### DATA BLOCK

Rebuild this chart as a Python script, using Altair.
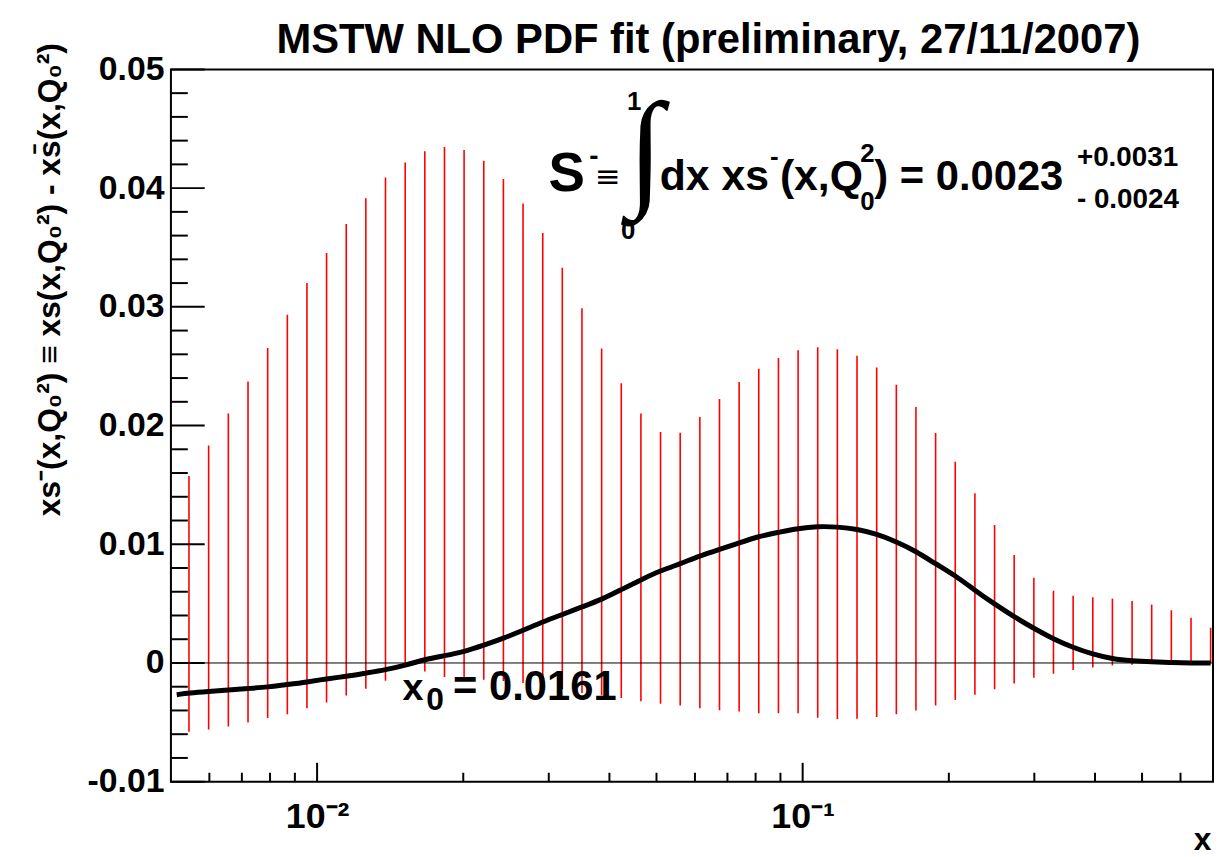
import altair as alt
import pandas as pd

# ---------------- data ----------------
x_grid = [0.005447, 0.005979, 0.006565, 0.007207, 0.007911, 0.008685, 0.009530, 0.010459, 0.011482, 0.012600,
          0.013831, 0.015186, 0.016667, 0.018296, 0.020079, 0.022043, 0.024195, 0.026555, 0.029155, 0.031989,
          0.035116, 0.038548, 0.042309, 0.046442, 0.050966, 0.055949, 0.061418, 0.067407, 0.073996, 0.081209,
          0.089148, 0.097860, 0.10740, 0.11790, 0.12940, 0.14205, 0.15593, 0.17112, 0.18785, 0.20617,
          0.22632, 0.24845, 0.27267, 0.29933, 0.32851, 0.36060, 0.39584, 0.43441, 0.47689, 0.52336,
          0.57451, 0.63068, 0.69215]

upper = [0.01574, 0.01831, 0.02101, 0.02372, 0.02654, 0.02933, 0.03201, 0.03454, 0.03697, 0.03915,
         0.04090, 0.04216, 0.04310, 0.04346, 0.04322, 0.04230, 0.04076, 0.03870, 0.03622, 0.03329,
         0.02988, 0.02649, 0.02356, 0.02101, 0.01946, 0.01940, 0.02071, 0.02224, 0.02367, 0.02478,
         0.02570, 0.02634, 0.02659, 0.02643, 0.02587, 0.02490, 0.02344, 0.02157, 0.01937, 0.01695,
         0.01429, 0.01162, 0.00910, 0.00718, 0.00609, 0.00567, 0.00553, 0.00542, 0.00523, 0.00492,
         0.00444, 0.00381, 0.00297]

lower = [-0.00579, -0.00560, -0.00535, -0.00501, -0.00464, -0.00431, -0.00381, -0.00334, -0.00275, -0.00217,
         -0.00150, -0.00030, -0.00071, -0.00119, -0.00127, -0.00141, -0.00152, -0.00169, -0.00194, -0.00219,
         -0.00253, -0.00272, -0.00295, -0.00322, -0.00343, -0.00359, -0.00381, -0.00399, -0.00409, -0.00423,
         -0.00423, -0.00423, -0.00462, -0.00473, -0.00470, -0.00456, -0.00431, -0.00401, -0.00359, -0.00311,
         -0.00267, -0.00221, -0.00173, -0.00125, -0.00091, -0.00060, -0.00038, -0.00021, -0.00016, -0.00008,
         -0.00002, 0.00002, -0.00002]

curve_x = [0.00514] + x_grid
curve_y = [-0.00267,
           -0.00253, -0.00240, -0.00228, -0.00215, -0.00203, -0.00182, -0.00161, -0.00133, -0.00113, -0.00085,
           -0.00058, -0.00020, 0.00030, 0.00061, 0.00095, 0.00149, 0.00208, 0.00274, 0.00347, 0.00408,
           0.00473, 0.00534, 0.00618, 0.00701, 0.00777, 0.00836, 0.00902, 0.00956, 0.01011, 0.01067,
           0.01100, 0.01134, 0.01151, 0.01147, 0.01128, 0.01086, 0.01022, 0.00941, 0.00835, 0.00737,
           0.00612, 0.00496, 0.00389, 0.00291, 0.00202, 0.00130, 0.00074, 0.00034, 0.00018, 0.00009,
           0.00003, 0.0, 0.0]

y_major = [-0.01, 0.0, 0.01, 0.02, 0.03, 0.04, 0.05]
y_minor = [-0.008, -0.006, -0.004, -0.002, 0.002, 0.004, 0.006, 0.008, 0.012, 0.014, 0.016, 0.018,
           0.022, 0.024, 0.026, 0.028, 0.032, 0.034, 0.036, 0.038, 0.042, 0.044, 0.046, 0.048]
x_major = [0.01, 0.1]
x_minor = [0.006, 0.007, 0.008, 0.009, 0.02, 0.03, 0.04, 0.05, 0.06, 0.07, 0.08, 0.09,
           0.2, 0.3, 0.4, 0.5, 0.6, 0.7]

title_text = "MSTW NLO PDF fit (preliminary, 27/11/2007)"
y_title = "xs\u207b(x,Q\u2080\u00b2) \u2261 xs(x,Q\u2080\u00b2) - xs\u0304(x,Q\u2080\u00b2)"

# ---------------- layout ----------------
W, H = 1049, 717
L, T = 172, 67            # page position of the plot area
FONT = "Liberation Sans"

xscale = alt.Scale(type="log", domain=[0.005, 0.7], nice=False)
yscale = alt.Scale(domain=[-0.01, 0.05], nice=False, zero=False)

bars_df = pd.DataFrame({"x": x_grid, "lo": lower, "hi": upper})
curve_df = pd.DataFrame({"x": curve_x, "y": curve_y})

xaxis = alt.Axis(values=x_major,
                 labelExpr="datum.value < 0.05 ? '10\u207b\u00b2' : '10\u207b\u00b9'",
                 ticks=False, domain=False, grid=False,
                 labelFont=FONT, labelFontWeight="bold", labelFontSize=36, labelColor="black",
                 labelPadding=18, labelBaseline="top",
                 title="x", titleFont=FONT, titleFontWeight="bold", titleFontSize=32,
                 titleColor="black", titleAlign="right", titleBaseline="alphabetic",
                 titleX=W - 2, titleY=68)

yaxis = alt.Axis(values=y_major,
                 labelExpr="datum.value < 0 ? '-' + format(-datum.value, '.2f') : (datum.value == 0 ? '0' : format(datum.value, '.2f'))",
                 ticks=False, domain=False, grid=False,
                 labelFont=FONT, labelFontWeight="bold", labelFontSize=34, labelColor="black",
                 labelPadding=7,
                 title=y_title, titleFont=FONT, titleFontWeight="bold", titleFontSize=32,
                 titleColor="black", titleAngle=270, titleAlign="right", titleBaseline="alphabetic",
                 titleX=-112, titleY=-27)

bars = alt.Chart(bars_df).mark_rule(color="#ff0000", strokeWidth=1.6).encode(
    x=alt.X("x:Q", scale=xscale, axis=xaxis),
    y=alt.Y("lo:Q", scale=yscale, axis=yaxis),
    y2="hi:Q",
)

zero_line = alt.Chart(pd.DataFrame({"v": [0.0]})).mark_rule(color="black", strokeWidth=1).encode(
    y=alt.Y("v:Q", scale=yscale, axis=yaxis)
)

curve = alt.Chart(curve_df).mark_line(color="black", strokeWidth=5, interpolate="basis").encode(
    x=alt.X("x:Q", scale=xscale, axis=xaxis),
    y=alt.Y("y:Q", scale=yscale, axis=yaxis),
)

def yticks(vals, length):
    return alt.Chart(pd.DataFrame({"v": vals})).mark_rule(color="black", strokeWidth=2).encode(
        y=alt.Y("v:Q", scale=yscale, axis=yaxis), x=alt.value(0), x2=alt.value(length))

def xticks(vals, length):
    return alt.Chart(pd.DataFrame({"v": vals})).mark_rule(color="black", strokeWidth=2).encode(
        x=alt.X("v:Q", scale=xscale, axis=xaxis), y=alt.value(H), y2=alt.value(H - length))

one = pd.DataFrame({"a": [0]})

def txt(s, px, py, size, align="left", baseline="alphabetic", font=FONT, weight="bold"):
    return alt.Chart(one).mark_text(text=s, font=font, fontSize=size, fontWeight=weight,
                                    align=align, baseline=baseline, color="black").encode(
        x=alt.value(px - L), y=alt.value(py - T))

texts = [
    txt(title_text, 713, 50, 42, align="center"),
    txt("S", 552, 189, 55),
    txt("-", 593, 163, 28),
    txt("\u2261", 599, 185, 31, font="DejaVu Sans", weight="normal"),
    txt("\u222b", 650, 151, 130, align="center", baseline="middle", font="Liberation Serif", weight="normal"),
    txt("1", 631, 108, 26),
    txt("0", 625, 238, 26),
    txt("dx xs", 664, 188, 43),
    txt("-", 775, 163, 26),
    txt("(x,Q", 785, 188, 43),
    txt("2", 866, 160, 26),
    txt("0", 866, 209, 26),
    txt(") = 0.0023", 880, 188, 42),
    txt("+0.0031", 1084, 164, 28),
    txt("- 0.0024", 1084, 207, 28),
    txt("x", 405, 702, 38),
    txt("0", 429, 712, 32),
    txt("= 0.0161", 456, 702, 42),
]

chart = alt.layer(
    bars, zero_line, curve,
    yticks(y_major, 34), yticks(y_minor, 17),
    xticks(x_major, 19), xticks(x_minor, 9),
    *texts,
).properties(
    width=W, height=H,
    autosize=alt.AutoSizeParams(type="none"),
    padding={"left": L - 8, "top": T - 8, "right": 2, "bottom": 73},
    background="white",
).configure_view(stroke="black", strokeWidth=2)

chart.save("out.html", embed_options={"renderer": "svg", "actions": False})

### EXERCISE
Starting at the top of the listing above, please restate word for word each line up to and including the one that holds "0.57451, 0.63068, 0.69215]", omitting every image.

### EXPECTED ANSWER
Rebuild this chart as a Python script, using Altair.
import altair as alt
import pandas as pd

# ---------------- data ----------------
x_grid = [0.005447, 0.005979, 0.006565, 0.007207, 0.007911, 0.008685, 0.009530, 0.010459, 0.011482, 0.012600,
          0.013831, 0.015186, 0.016667, 0.018296, 0.020079, 0.022043, 0.024195, 0.026555, 0.029155, 0.031989,
          0.035116, 0.038548, 0.042309, 0.046442, 0.050966, 0.055949, 0.061418, 0.067407, 0.073996, 0.081209,
          0.089148, 0.097860, 0.10740, 0.11790, 0.12940, 0.14205, 0.15593, 0.17112, 0.18785, 0.20617,
          0.22632, 0.24845, 0.27267, 0.29933, 0.32851, 0.36060, 0.39584, 0.43441, 0.47689, 0.52336,
          0.57451, 0.63068, 0.69215]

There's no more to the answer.